Frankly, Amazing Grace, one of the true finds of this festival and all the more poignant with the Queen’s recent passing, approaches being a religious experience. Tom Brady would approve.
Melissa McCarthy Quote of the Day: Nobody, it seems, doesn’t like Melissa McCarthy, she of outlandish comic whiz bang, a hilarious parodist of Sean Spicer (the main reason we miss him is the chance to see her version on Saturday Night Live), and much more. That “much more” factor now includes wowing serious dramatic actress, as seen and appreciated by order of the Oscar nominators, in Can You Ever Forgive Me?
At last night’s tribute evening at the Arlington Theatre, she was intelligent and down-to-earth, and at the ready with the occasional left field persona. Her co-star Richard E. Grant gave her the Montecito Award and shared in a comedic lovefest with her at evening’s end. Speaking of her pratfalling, delightfully crazed and mold-busting roles, she admitted that “I fall in love with my characters, and you have to let them fall down. If you let them fall, you can’t watch them get up again.”

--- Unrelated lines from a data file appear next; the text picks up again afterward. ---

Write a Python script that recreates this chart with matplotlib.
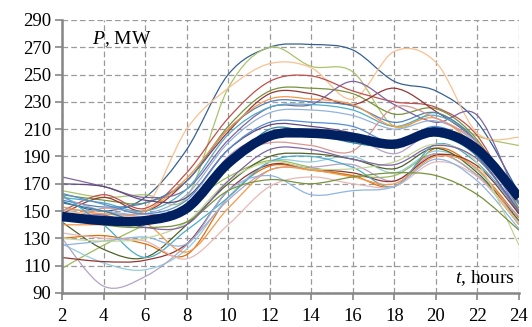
import numpy as np
import matplotlib
matplotlib.use('Agg')
import matplotlib.pyplot as plt
from matplotlib.path import Path
from matplotlib.patches import PathPatch

plt.rcParams['font.family'] = ['Liberation Serif', 'DejaVu Serif']
plt.rcParams['mathtext.fontset'] = 'custom'
plt.rcParams['mathtext.rm'] = 'Liberation Serif'
plt.rcParams['mathtext.it'] = 'Liberation Serif:italic'

hours = [2, 4, 6, 8, 10, 12, 14, 16, 18, 20, 22, 24]

# daily load curves, MW (read at even hours)
load_curves = [
    ('#376092', [157, 150, 160, 195, 250, 270, 272, 268, 245, 238, 215, 163]),
    ('#A9C46C', [165, 160, 162, 160, 240, 270, 256, 252, 212, 222, 205, 198]),
    ('#FAC090', [150, 148, 152, 210, 240, 258, 255, 232, 267, 259, 207, 204]),
    ('#C0504D', [150, 162, 152, 178, 218, 245, 249, 238, 230, 226, 205, 150]),
    ('#77933C', [162, 158, 156, 172, 212, 238, 240, 236, 221, 225, 202, 152]),
    ('#953735', [148, 160, 150, 172, 208, 236, 236, 228, 240, 223, 200, 156]),
    ('#8064A2', [175, 168, 160, 166, 202, 226, 228, 245, 228, 215, 220, 156]),
    ('#4BACC6', [160, 156, 150, 166, 206, 226, 228, 224, 212, 220, 200, 150]),
    ('#4F81BD', [158, 153, 156, 172, 210, 230, 230, 227, 215, 222, 200, 148]),
    ('#95B3D7', [151, 150, 148, 162, 200, 222, 224, 220, 210, 216, 198, 150]),
    ('#F79646', [153, 148, 150, 174, 210, 232, 232, 228, 212, 218, 196, 162]),
    ('#604A7B', [170, 168, 158, 160, 195, 213, 212, 207, 197, 210, 190, 150]),
    ('#B3A2C7', [160, 150, 146, 150, 190, 206, 210, 205, 192, 208, 190, 155]),
    ('#D99694', [142, 152, 148, 150, 188, 200, 198, 194, 226, 218, 200, 160]),
    ('#31859C', [156, 150, 142, 150, 182, 210, 207, 200, 197, 205, 190, 148]),
    ('#558ED5', [163, 155, 148, 158, 195, 215, 215, 212, 200, 212, 195, 155]),
    ('#9BBB59', [108, 125, 140, 155, 175, 187, 182, 176, 176, 192, 176, 140]),
    ('#E46C0A', [130, 132, 126, 118, 160, 183, 180, 176, 168, 196, 180, 145]),
    ('#93CDDD', [126, 112, 107, 122, 160, 186, 186, 190, 178, 194, 180, 142]),
    ('#B3A2C7', [130, 95, 102, 125, 158, 180, 182, 184, 172, 192, 176, 146]),
    ('#943634', [116, 113, 114, 126, 165, 184, 181, 178, 172, 191, 183, 148]),
    ('#4F6228', [142, 122, 116, 140, 170, 190, 192, 188, 181, 196, 178, 143]),
    ('#4BACC6', [162, 140, 116, 136, 160, 186, 190, 182, 168, 199, 185, 150]),
    ('#F79646', [140, 140, 141, 120, 152, 180, 180, 175, 170, 190, 181, 140]),
    ('#E6B9B8', [134, 130, 128, 115, 140, 168, 175, 170, 168, 186, 175, 141]),
    ('#8EB4E3', [125, 128, 131, 126, 165, 176, 162, 165, 168, 188, 172, 137]),
    ('#C3D69B', [130, 128, 130, 142, 172, 186, 181, 181, 186, 199, 185, 125]),
    ('#77933C', [148, 140, 138, 142, 165, 173, 170, 175, 178, 176, 162, 136]),
    ('#8064A2', [145, 147, 138, 140, 172, 195, 195, 188, 184, 198, 188, 150]),
]

mean_load = [146, 143, 143, 152, 185, 205, 207, 204, 199, 208, 195, 160]


def smooth_path(xs, ys):
    # Excel-style smoothed line: Catmull-Rom segments as cubic Beziers
    p = np.column_stack([xs, ys]).astype(float)
    verts = [p[0]]
    codes = [Path.MOVETO]
    n = len(p)
    for i in range(n - 1):
        p0 = p[i - 1] if i > 0 else p[i]
        p3 = p[i + 2] if i + 2 < n else p[i + 1]
        c1 = p[i] + (p[i + 1] - p0) / 6
        c2 = p[i + 1] - (p3 - p[i]) / 6
        verts += [c1, c2, p[i + 1]]
        codes += [Path.CURVE4] * 3
    return Path(verts, codes)


fig = plt.figure(figsize=(5.32, 3.27), dpi=100)
ax = fig.add_axes([0.1165, 0.104, 0.859, 0.835])

for color, vals in load_curves:
    ax.add_patch(PathPatch(smooth_path(hours, vals), fill=False,
                           edgecolor=color, lw=0.9, zorder=2))
ax.add_patch(PathPatch(smooth_path(hours, mean_load), fill=False,
                       edgecolor='#002060', lw=6.8, zorder=3,
                       capstyle='butt'))

ax.set_xlim(2, 24)
ax.set_ylim(90, 290)
ax.set_xticks(range(2, 25, 2))
ax.set_yticks(range(90, 291, 20))
ax.grid(True, color='#9a9a9a', linestyle=(0, (4.5, 2.5)), linewidth=0.9)
ax.set_axisbelow(True)

for s in ['top', 'right']:
    ax.spines[s].set_visible(False)
for s in ['left', 'bottom']:
    ax.spines[s].set_color('#868686')
    ax.spines[s].set_linewidth(1.8)
ax.tick_params(axis='both', direction='out', length=5, width=1.2,
               color='#868686', labelsize=13.5, pad=3)
ax.tick_params(axis='x', pad=6)

ax.text(0.065, 0.93, r'$P$, MW', transform=ax.transAxes, fontsize=14,
        va='center', ha='left')
ax.text(0.991, 0.055, r'$t$, hours', transform=ax.transAxes, fontsize=14,
        va='center', ha='right')

fig.savefig('out.png', dpi=100)
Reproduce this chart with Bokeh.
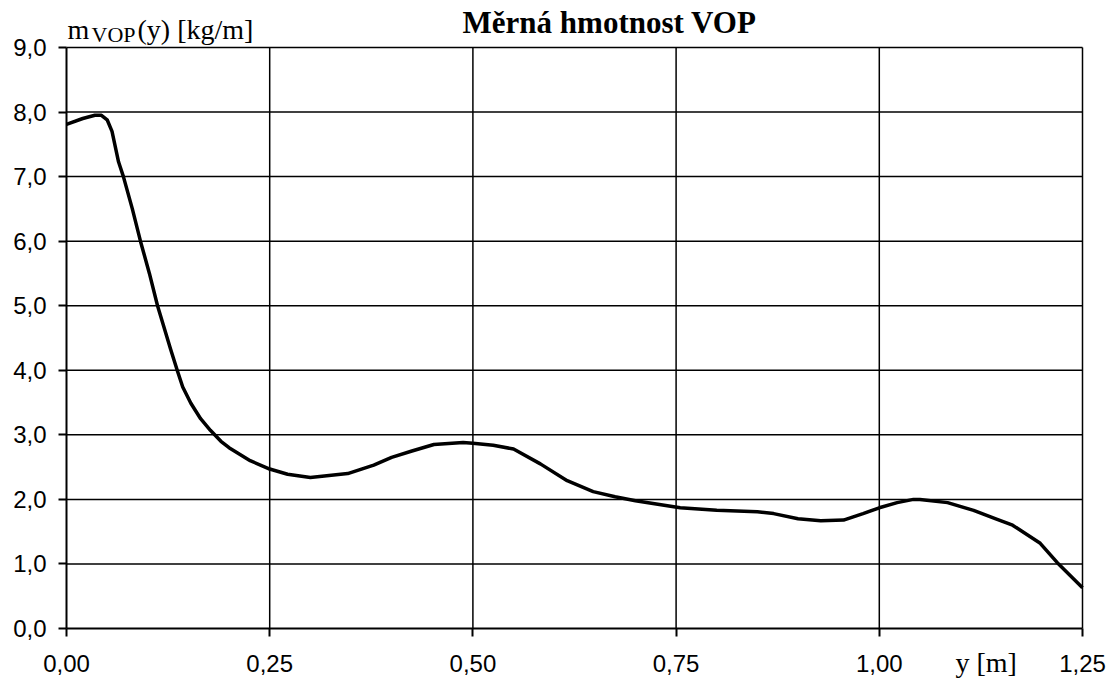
from bokeh.plotting import figure
from bokeh.models import Range1d, FixedTicker, Label
from bokeh.embed import file_html
from bokeh.resources import INLINE

# data
pos_y = [0.0, 0.02, 0.035, 0.043, 0.05, 0.056, 0.064, 0.07, 0.081, 0.091, 0.102, 0.112,
         0.128, 0.137, 0.143, 0.153, 0.165, 0.177, 0.19, 0.2, 0.226, 0.25,
         0.272, 0.3, 0.346, 0.378, 0.4, 0.425, 0.452, 0.488, 0.5, 0.525, 0.55,
         0.583, 0.616, 0.648, 0.675, 0.7, 0.755, 0.8, 0.85, 0.87, 0.9, 0.928,
         0.956, 0.98, 1.0, 1.022, 1.042, 1.05, 1.084, 1.116, 1.145, 1.164,
         1.198, 1.219, 1.25]
mass = [7.81, 7.90, 7.95, 7.95, 7.88, 7.70, 7.23, 7.0, 6.5, 6.0, 5.5, 5.0,
        4.33, 3.97, 3.74, 3.49, 3.25, 3.07, 2.9, 2.8, 2.6, 2.47,
        2.39, 2.34, 2.40, 2.53, 2.65, 2.75, 2.85, 2.88, 2.87, 2.84, 2.78,
        2.55, 2.29, 2.12, 2.04, 1.98, 1.87, 1.83, 1.81, 1.78, 1.70, 1.67,
        1.68, 1.78, 1.87, 1.95, 2.0, 2.0, 1.95, 1.83, 1.69, 1.6,
        1.32, 1.02, 0.63]

x_ticks = [0.0, 0.25, 0.5, 0.75, 1.0, 1.25]
x_tick_labels = ["0,00", "0,25", "0,50", "0,75", "1,00", "1,25"]
y_ticks = [0, 1, 2, 3, 4, 5, 6, 7, 8, 9]
y_tick_labels = ["0,0", "1,0", "2,0", "3,0", "4,0", "5,0", "6,0", "7,0", "8,0", "9,0"]

title_text = "Měrná hmotnost VOP"
ylabel_main = "m"
ylabel_sub = "VOP"
ylabel_rest = "(y) [kg/m]"
xlabel_text = "y [m]"

# layout (pixels): plot area edges inside the canvas
W, H = 1112, 678
LEFT, RIGHT, TOP, BOTTOM = 66, 1082, 47, 628
x0, x1 = x_ticks[0], x_ticks[-1]
y0, y1 = y_ticks[0], y_ticks[-1]
kx = (RIGHT - LEFT) / (x1 - x0)
ky = (BOTTOM - TOP) / (y1 - y0)
xs = x0 - LEFT / kx
ys_top = y1 + TOP / ky
ys = ys_top - H / ky

p = figure(width=W, height=H, output_backend="svg", toolbar_location=None,
           x_range=Range1d(xs, xs + W / kx), y_range=Range1d(ys, ys_top),
           min_border=0, min_border_left=0, min_border_right=0,
           min_border_top=0, min_border_bottom=0)
p.background_fill_color = "white"
p.border_fill_color = "white"
p.outline_line_color = None
p.grid.visible = False

for ax in (p.xaxis[0], p.yaxis[0]):
    ax.fixed_location = 0
    ax.axis_line_color = "black"
    ax.axis_line_width = 2
    ax.major_tick_line_color = "black"
    ax.major_tick_line_width = 2
    ax.major_tick_in = 0
    ax.major_tick_out = 8
    ax.minor_tick_line_color = None
    ax.major_label_text_font = "Liberation Sans"
    ax.major_label_text_font_size = "24px"
    ax.major_label_text_color = "black"

p.xaxis.bounds = (x0, x1)
p.xaxis.ticker = FixedTicker(ticks=x_ticks)
p.xaxis.major_label_overrides = {t: l for t, l in zip(x_ticks, x_tick_labels)}
p.xaxis.major_label_standoff = 18
p.yaxis.bounds = (y0, y1)
p.yaxis.ticker = FixedTicker(ticks=y_ticks)
p.yaxis.major_label_overrides = {t: l for t, l in zip(y_ticks, y_tick_labels)}
p.yaxis.major_label_standoff = 12

# grid lines limited to the plot area
p.segment(x0=x_ticks[1:], y0=[y0] * (len(x_ticks) - 1),
          x1=x_ticks[1:], y1=[y1] * (len(x_ticks) - 1),
          line_color="black", line_width=1.5, level="underlay")
p.segment(x0=[x0] * (len(y_ticks) - 1), y0=y_ticks[1:],
          x1=[x1] * (len(y_ticks) - 1), y1=y_ticks[1:],
          line_color="black", line_width=1.5, level="underlay")

p.line(pos_y, mass, line_color="black", line_width=3.5, line_join="round")

serif = "Liberation Serif"
p.add_layout(Label(x=x0, y=y1, x_offset=1, y_offset=18, text=ylabel_main,
                   text_font=serif, text_font_size="28px", text_color="black",
                   text_baseline="alphabetic", text_align="left"))
p.add_layout(Label(x=x0, y=y1, x_offset=25, y_offset=13, text=ylabel_sub,
                   text_font=serif, text_font_size="22px", text_color="black",
                   text_baseline="alphabetic", text_align="left"))
p.add_layout(Label(x=x0, y=y1, x_offset=71, y_offset=18, text=ylabel_rest,
                   text_font=serif, text_font_size="28px", text_color="black",
                   text_baseline="alphabetic", text_align="left"))
p.add_layout(Label(x=x0, y=y1, x_offset=543, y_offset=25, text=title_text,
                   text_font=serif, text_font_size="31px", text_font_style="bold",
                   text_color="black", text_baseline="alphabetic", text_align="center"))
p.add_layout(Label(x=x0, y=y0, x_offset=889, y_offset=-34, text=xlabel_text,
                   text_font=serif, text_font_size="28px", text_color="black",
                   text_baseline="alphabetic", text_align="left"))

open("out.html", "w").write(file_html(p, INLINE))
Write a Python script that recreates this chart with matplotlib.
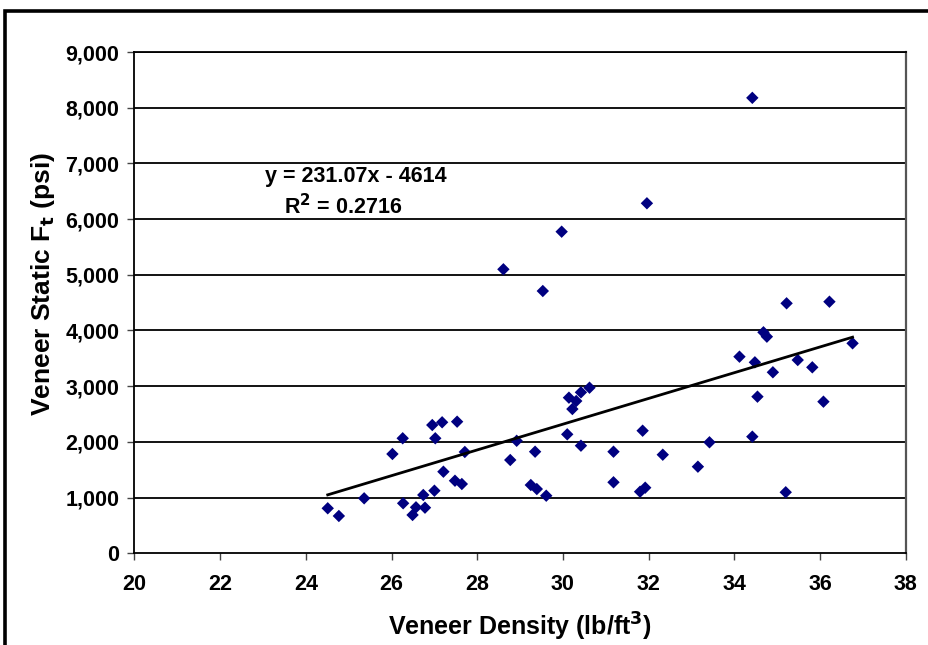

Films to See: Intriguing documentary filmmaker Dario Aguirre, an Ecuadorian-in-Hamburg now with official dual citizenship, returned to SBIFF this year, triggering memories of his sweet and inventive earlier film screened here, Caesar’s Grill, about his father’s restaurant in Ecuador. With his fascinating new film, Land of My Children, the ostensible storyline is simple: invited to apply for German citizenship after 15 years in Hamburg with his wife, he plunges into the maze-like bureaucratic process of getting beyond “being a foreigner.”
What may sound like slim material for feature length takes surprisingly deep turns, touching on the nature of geo-cultural roots, race, assimilation, and immigration issues. (In a post-screening Q&A, he addressed the subject of borders, calling them “an invention of the human being. I don’t know why. It’s not natural.”) Thanks to his history as a conceptual artist, Aguirre’s film also dazzles with visual energy, quirky twists, and cinema verité reflection, turning the sometimes self-indulgent genre of autobiographical docs into something deeper and more artful than it seems on paper.